----- Data extract

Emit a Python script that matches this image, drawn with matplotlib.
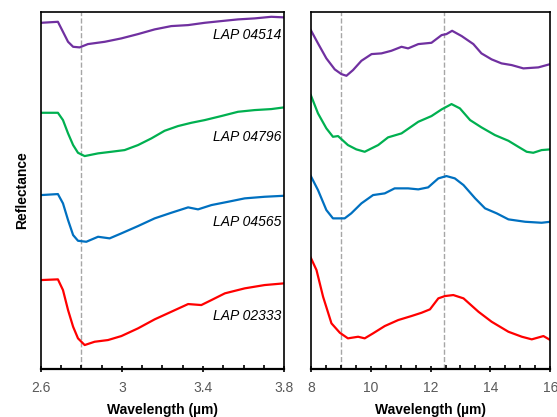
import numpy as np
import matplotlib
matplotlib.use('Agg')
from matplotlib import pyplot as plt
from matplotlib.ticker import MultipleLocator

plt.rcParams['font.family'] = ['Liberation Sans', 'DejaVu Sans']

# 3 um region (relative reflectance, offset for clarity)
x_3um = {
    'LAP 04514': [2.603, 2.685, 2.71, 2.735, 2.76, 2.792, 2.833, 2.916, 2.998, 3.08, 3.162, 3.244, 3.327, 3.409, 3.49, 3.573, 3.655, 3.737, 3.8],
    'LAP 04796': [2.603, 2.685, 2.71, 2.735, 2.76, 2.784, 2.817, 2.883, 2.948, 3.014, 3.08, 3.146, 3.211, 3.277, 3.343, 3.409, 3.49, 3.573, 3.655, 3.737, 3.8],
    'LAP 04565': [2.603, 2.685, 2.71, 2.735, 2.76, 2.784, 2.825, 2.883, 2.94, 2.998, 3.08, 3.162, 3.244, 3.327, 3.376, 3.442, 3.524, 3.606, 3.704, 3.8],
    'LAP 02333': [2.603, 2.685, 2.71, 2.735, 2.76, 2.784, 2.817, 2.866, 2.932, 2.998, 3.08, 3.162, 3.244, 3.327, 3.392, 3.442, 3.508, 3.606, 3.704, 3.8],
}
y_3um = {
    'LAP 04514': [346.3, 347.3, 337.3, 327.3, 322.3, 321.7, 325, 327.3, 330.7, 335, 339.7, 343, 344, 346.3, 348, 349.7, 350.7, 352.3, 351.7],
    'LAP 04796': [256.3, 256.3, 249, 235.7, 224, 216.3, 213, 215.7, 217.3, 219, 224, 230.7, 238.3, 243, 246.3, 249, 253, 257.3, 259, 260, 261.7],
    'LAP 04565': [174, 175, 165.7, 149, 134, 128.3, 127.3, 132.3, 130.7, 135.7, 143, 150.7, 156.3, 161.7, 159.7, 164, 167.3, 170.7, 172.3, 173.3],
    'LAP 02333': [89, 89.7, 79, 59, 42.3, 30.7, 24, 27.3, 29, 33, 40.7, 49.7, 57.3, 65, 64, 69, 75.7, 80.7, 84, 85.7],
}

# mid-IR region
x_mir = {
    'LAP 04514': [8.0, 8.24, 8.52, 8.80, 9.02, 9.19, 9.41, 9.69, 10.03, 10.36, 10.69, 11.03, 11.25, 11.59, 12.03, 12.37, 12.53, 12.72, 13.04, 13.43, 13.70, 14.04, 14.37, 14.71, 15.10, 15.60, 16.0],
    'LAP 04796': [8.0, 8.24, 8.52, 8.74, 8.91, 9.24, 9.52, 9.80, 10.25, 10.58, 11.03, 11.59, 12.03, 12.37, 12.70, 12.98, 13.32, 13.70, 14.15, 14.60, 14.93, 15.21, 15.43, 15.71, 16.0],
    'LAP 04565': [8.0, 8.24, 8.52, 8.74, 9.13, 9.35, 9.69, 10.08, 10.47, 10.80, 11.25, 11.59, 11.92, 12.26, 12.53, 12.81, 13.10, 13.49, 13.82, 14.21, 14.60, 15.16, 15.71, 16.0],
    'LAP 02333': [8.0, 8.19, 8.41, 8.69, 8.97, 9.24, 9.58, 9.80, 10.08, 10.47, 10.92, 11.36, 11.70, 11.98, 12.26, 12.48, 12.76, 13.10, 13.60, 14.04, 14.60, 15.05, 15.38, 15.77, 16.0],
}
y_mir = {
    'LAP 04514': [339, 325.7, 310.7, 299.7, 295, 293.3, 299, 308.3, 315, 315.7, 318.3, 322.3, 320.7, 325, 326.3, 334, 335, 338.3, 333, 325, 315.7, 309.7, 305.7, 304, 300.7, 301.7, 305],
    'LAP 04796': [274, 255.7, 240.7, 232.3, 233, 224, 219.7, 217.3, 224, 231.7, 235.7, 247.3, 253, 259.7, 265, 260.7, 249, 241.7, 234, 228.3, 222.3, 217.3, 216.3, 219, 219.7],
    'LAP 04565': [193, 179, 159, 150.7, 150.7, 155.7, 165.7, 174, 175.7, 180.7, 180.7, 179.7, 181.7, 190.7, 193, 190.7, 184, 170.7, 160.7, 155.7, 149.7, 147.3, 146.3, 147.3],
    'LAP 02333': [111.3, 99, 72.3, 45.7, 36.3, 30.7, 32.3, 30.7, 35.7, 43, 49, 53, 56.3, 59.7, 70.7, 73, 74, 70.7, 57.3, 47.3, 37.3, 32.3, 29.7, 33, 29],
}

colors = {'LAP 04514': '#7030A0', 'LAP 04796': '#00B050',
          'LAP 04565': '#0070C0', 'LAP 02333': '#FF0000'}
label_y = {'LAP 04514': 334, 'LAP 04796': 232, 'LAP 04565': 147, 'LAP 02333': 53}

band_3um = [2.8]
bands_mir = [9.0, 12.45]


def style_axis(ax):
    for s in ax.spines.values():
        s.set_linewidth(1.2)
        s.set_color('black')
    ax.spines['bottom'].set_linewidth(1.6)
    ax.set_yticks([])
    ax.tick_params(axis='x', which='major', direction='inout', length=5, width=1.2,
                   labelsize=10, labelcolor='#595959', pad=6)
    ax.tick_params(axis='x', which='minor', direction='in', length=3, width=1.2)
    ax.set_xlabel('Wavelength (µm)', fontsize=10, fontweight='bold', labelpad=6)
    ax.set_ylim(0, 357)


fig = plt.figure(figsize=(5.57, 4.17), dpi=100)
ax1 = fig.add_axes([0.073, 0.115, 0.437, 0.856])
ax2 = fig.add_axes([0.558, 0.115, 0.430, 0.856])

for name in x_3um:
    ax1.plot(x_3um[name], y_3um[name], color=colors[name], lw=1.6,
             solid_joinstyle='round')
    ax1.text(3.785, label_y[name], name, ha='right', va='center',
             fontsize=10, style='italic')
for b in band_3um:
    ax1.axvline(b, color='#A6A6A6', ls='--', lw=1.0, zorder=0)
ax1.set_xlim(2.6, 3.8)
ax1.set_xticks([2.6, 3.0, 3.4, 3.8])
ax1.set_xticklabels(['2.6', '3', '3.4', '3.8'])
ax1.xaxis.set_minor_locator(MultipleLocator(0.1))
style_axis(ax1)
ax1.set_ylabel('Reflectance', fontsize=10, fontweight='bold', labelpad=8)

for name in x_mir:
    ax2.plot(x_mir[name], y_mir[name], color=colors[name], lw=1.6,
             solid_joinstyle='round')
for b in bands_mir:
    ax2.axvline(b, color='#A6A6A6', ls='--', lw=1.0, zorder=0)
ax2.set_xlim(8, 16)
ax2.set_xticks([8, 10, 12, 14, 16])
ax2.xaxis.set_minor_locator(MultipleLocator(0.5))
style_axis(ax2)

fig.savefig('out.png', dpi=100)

----------

Every line should be retyped exactly, with the pictures omitted.

Emit a Python script that matches this image, drawn with matplotlib.
import numpy as np
import matplotlib
matplotlib.use('Agg')
from matplotlib import pyplot as plt
from matplotlib.ticker import MultipleLocator

plt.rcParams['font.family'] = ['Liberation Sans', 'DejaVu Sans']

# 3 um region (relative reflectance, offset for clarity)
x_3um = {
    'LAP 04514': [2.603, 2.685, 2.71, 2.735, 2.76, 2.792, 2.833, 2.916, 2.998, 3.08, 3.162, 3.244, 3.327, 3.409, 3.49, 3.573, 3.655, 3.737, 3.8],
    'LAP 04796': [2.603, 2.685, 2.71, 2.735, 2.76, 2.784, 2.817, 2.883, 2.948, 3.014, 3.08, 3.146, 3.211, 3.277, 3.343, 3.409, 3.49, 3.573, 3.655, 3.737, 3.8],
    'LAP 04565': [2.603, 2.685, 2.71, 2.735, 2.76, 2.784, 2.825, 2.883, 2.94, 2.998, 3.08, 3.162, 3.244, 3.327, 3.376, 3.442, 3.524, 3.606, 3.704, 3.8],
    'LAP 02333': [2.603, 2.685, 2.71, 2.735, 2.76, 2.784, 2.817, 2.866, 2.932, 2.998, 3.08, 3.162, 3.244, 3.327, 3.392, 3.442, 3.508, 3.606, 3.704, 3.8],
}
y_3um = {
    'LAP 04514': [346.3, 347.3, 337.3, 327.3, 322.3, 321.7, 325, 327.3, 330.7, 335, 339.7, 343, 344, 346.3, 348, 349.7, 350.7, 352.3, 351.7],
    'LAP 04796': [256.3, 256.3, 249, 235.7, 224, 216.3, 213, 215.7, 217.3, 219, 224, 230.7, 238.3, 243, 246.3, 249, 253, 257.3, 259, 260, 261.7],
    'LAP 04565': [174, 175, 165.7, 149, 134, 128.3, 127.3, 132.3, 130.7, 135.7, 143, 150.7, 156.3, 161.7, 159.7, 164, 167.3, 170.7, 172.3, 173.3],
    'LAP 02333': [89, 89.7, 79, 59, 42.3, 30.7, 24, 27.3, 29, 33, 40.7, 49.7, 57.3, 65, 64, 69, 75.7, 80.7, 84, 85.7],
}

# mid-IR region
x_mir = {
    'LAP 04514': [8.0, 8.24, 8.52, 8.80, 9.02, 9.19, 9.41, 9.69, 10.03, 10.36, 10.69, 11.03, 11.25, 11.59, 12.03, 12.37, 12.53, 12.72, 13.04, 13.43, 13.70, 14.04, 14.37, 14.71, 15.10, 15.60, 16.0],
    'LAP 04796': [8.0, 8.24, 8.52, 8.74, 8.91, 9.24, 9.52, 9.80, 10.25, 10.58, 11.03, 11.59, 12.03, 12.37, 12.70, 12.98, 13.32, 13.70, 14.15, 14.60, 14.93, 15.21, 15.43, 15.71, 16.0],
    'LAP 04565': [8.0, 8.24, 8.52, 8.74, 9.13, 9.35, 9.69, 10.08, 10.47, 10.80, 11.25, 11.59, 11.92, 12.26, 12.53, 12.81, 13.10, 13.49, 13.82, 14.21, 14.60, 15.16, 15.71, 16.0],
    'LAP 02333': [8.0, 8.19, 8.41, 8.69, 8.97, 9.24, 9.58, 9.80, 10.08, 10.47, 10.92, 11.36, 11.70, 11.98, 12.26, 12.48, 12.76, 13.10, 13.60, 14.04, 14.60, 15.05, 15.38, 15.77, 16.0],
}
y_mir = {
    'LAP 04514': [339, 325.7, 310.7, 299.7, 295, 293.3, 299, 308.3, 315, 315.7, 318.3, 322.3, 320.7, 325, 326.3, 334, 335, 338.3, 333, 325, 315.7, 309.7, 305.7, 304, 300.7, 301.7, 305],
    'LAP 04796': [274, 255.7, 240.7, 232.3, 233, 224, 219.7, 217.3, 224, 231.7, 235.7, 247.3, 253, 259.7, 265, 260.7, 249, 241.7, 234, 228.3, 222.3, 217.3, 216.3, 219, 219.7],
    'LAP 04565': [193, 179, 159, 150.7, 150.7, 155.7, 165.7, 174, 175.7, 180.7, 180.7, 179.7, 181.7, 190.7, 193, 190.7, 184, 170.7, 160.7, 155.7, 149.7, 147.3, 146.3, 147.3],
    'LAP 02333': [111.3, 99, 72.3, 45.7, 36.3, 30.7, 32.3, 30.7, 35.7, 43, 49, 53, 56.3, 59.7, 70.7, 73, 74, 70.7, 57.3, 47.3, 37.3, 32.3, 29.7, 33, 29],
}

colors = {'LAP 04514': '#7030A0', 'LAP 04796': '#00B050',
          'LAP 04565': '#0070C0', 'LAP 02333': '#FF0000'}
label_y = {'LAP 04514': 334, 'LAP 04796': 232, 'LAP 04565': 147, 'LAP 02333': 53}

band_3um = [2.8]
bands_mir = [9.0, 12.45]


def style_axis(ax):
    for s in ax.spines.values():
        s.set_linewidth(1.2)
        s.set_color('black')
    ax.spines['bottom'].set_linewidth(1.6)
    ax.set_yticks([])
    ax.tick_params(axis='x', which='major', direction='inout', length=5, width=1.2,
                   labelsize=10, labelcolor='#595959', pad=6)
    ax.tick_params(axis='x', which='minor', direction='in', length=3, width=1.2)
    ax.set_xlabel('Wavelength (µm)', fontsize=10, fontweight='bold', labelpad=6)
    ax.set_ylim(0, 357)


fig = plt.figure(figsize=(5.57, 4.17), dpi=100)
ax1 = fig.add_axes([0.073, 0.115, 0.437, 0.856])
ax2 = fig.add_axes([0.558, 0.115, 0.430, 0.856])

for name in x_3um:
    ax1.plot(x_3um[name], y_3um[name], color=colors[name], lw=1.6,
             solid_joinstyle='round')
    ax1.text(3.785, label_y[name], name, ha='right', va='center',
             fontsize=10, style='italic')
for b in band_3um:
    ax1.axvline(b, color='#A6A6A6', ls='--', lw=1.0, zorder=0)
ax1.set_xlim(2.6, 3.8)
ax1.set_xticks([2.6, 3.0, 3.4, 3.8])
ax1.set_xticklabels(['2.6', '3', '3.4', '3.8'])
ax1.xaxis.set_minor_locator(MultipleLocator(0.1))
style_axis(ax1)
ax1.set_ylabel('Reflectance', fontsize=10, fontweight='bold', labelpad=8)

for name in x_mir:
    ax2.plot(x_mir[name], y_mir[name], color=colors[name], lw=1.6,
             solid_joinstyle='round')
for b in bands_mir:
    ax2.axvline(b, color='#A6A6A6', ls='--', lw=1.0, zorder=0)
ax2.set_xlim(8, 16)
ax2.set_xticks([8, 10, 12, 14, 16])
ax2.xaxis.set_minor_locator(MultipleLocator(0.5))
style_axis(ax2)

fig.savefig('out.png', dpi=100)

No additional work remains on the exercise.